If you've listened to the Podcast then now you know what all the forgiving I had/have to do is about. I'm going to link it at the bottom of the blog post so that if you haven't listened to it then you can before you start reading.


As I mention in the podcast I want this testimony and blog to do good and to glorify God. Even when I was in the thick of deciding whether I should stay or go I always wanted this story of my marriage to help someone somewhere. I didn't know if I would be able to share this as an “I’ve overcome and we’re better than ever” testimony or a “we didn’t make it but I still have hope” testimony either way I prayed for God to use it in his own timing. I didn’t know if that meant a month later or years later but I knew I wanted to be bold for God whenever the time was right to share. Eva started her podcast earlier this year when I started my blog and by knowing her and seeing the work God has for her to do He truly opened up the opportunity to let my testimony be heard in a raw and authentic way and for it to reach many. As the song goes,


“I'm just a nobody

Trying to tell everybody

All about Somebody”


  • Nobody by: Casting Crowns



I’ve spent a lot of time wondering “why” around so many details and circumstances that happened in my marriage leading up to the table-turning news of infidelity. I’ve since learned that there is beauty in the lateness of God. He could’ve stopped the unfaithfulness from happening. He could’ve brought it to light sooner. He could’ve given me tangible evidence to keep me from thinking I was paranoid. He could’ve granted my life peace instead of me laying in bed night after night crying out to him to please help and fix whatever it was that needed fixing but he didn’t. I’ve put some of the pieces together and know that the lateness of this revelation was so that my marriage could be saved. If I would’ve found out months earlier when I had my first suspicions then we would for sure be divorced right now. Around August my Husband and I started marriage counseling and without that phase of healing, we wouldn’t have been able to overcome the shattering truth that was finally being set free. There wouldn’t have already been groundwork of communication or healing in other areas. Without this progress already taking place that revelation piled on top of all of our other issues would have completely deflated us with no hope of resurrection. I still don’t know the “why” for some of it but Lysa Terkeurst writes in her book “Forgiving what you can’t forget” that “knowing why isn’t going to help of it doesn’t make sense”.
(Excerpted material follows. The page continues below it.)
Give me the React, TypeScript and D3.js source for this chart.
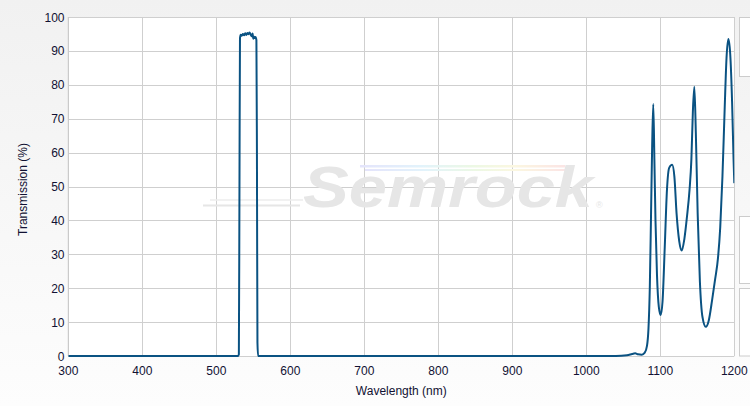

God is also the one who weaps with me in something He could’ve prevented - Steven Furtick


God didn’t prevent it because He knew He needed to let it happen and as hurtful as that sounds I know I wouldn’t be the person that I am today without going through this trial of faith. I could’ve set myself free from this broken covenant but what if God saved this marriage and still allowed me to be set free? God never stops doing work within us and I truly have never felt closer to God than I do from walking through this valley and letting God lead me out. I am renewed and made whole in a completely different way that lets me find joy in my everyday. I’m free to focus on myself without guilt because I learned that I am more than a mom and a wife and that I NEED personal time to myself. I need to let myself be pampered and find joy in my hobbies again. I used to be so focused on what everyone else needed and wanted that I always put myself on the back burner but after being hit with a choice to live my life as a single mother I HAD to start thinking about myself again. So even though I was lumped with a deep pain that has become a part of my story I’m so grateful for finding myself again. I’m grateful for a marriage made new; a new vulnerability between my husband and me; a renewed peace for my God.